The Silent Fall into Love

A group of multifaith Calgarians meets every week for a contemplative service. Together they focus on experience rather than language or doctrine, and experience the peace and rest that silence offers.    

Jennifer Neutel
2 minute read

In today’s busy and noise-filled world, when did you last purposely take time for silence?

About 30 people in Calgary attend an early morning mid-week contemplative service. The hour-long service includes teaching, reading, music and a block of silence. Usually about 20 minutes, the silence portion may last longer or shorter depending on other content and what’s going on.

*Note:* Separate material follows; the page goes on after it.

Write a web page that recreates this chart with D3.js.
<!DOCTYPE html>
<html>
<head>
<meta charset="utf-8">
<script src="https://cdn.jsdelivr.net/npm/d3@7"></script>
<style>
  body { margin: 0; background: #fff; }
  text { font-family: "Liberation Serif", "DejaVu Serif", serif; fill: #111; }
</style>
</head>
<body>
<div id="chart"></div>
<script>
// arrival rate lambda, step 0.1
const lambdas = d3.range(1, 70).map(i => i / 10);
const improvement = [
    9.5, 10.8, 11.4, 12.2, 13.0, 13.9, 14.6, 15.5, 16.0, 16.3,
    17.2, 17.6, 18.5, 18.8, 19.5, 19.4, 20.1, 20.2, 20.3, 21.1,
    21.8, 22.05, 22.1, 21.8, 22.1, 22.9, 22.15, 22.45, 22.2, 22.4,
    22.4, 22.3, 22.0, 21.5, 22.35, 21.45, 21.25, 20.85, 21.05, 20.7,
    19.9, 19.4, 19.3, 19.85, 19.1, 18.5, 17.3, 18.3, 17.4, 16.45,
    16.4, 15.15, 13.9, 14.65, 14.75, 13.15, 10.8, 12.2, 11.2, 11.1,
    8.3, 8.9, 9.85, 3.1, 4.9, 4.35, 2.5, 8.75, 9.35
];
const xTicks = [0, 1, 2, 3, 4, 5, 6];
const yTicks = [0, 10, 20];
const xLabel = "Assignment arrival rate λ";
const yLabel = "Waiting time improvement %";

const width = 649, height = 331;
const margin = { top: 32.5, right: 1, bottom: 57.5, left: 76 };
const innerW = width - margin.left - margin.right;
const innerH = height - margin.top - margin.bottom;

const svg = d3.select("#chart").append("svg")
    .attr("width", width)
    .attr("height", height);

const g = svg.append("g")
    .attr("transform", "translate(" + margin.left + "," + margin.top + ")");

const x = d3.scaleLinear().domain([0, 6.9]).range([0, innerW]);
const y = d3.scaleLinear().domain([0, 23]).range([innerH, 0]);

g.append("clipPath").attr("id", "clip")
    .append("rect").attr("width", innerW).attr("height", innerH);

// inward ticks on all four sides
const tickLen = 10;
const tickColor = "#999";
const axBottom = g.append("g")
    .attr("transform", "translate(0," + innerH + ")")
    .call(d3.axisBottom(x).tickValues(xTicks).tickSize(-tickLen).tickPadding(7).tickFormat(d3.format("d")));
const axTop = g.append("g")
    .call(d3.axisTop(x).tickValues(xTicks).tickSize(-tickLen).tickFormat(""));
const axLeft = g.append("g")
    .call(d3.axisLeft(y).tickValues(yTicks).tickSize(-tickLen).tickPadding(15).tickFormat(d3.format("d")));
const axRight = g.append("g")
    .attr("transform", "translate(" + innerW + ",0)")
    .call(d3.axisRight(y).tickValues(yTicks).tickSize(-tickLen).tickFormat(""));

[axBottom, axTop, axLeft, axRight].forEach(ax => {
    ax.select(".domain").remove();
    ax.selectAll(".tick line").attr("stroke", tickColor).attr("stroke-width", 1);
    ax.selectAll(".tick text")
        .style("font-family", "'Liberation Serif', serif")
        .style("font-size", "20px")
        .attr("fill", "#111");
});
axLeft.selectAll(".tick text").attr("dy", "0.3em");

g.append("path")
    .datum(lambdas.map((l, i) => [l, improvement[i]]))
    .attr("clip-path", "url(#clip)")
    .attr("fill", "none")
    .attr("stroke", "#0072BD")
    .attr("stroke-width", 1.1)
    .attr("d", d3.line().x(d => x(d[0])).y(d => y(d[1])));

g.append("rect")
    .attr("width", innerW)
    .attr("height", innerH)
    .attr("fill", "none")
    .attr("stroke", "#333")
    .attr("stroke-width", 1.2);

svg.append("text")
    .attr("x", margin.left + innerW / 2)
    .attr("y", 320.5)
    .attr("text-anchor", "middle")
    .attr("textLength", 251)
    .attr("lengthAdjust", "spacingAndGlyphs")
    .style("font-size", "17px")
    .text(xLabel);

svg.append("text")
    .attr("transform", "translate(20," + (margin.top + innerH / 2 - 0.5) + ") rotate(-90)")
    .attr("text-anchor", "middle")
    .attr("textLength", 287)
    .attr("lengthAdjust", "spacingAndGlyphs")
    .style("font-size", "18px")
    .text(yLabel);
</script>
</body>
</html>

“We had a series of deaths in the community over the last few weeks so last week silence was bigger, just to be able to hold that,” says Susan Cooper, contemplative ministry lead at Hillhurst United Church. Through Christmastime, snowstorms, and extremely cold weather the group gathers every Wednesday at 7 a.m.

Cooper’s earliest exploring of silence was in the Buddhist tradition, with years of mindfulness practice. The Calgary contemplative services started almost a decade ago, and a variety of people from different faiths or no faith come. When they first started holding the services Cooper’s spiritual teacher said Calgary was on the leading edge.

“Everybody can come because it isn’t based in language and it isn’t based in doctrine. It’s based in experience,” she says. “I think people have a real hunger for what we’re exploring here, but people have to wake up to it.”

From an ancient perspective, silence runs through all traditions and religions, she says. When we drop past the chatting mind and past the noticing mind there is a spaciousness where we can contact a unified mind. Some people call it God, the Spirit, the unified field, the prayer field or the now. In other words, “this thing that’s much bigger than us from which we are created,” Cooper says.

Many people find silence frightening to be with, she says, and may not be open to exploring it until experiencing the peace and rest it can offer.

“People find their way to this kind of practice when they are ready. It’s not necessarily something that twigs right away, in fact it turns people off if they are not ready.”

One of Cooper’s favourite stories to share about silence is from Vietnamese Buddhist monk Thich Nhat Hanh. Monks were sitting in meditation when a small troop of French soldiers burst in looking for the Vietnamese insurgents under instruction to arrest or kill them. When not a person in the room moved, the shocked soldiers went out into the yard to wait until the meditation time was over. Later, a young French soldier shared with Thich Nhat Hanh he felt the presence of what these monks were doing and it transformed him. 

“But for most of us it’s incremental. Slowly we fall in love with this depth and the silence as we clear the clutter away,” Cooper says. “There’s transformation that happens there that you can’t imagine in advance. Something about the gathering together opens up in ways that we can’t open up ourselves and we hold each other and deepen love of being together.”

Daybreak Contemplative Service is hosting a Feb. 8 open service at Hillhurst United Church as part of Calgary’s inaugural UN World Interfaith Harmony Week. Cooper says she hopes those who attend the open service get a taste of what silence really is, and an awareness of another approach to worship and spiritual life.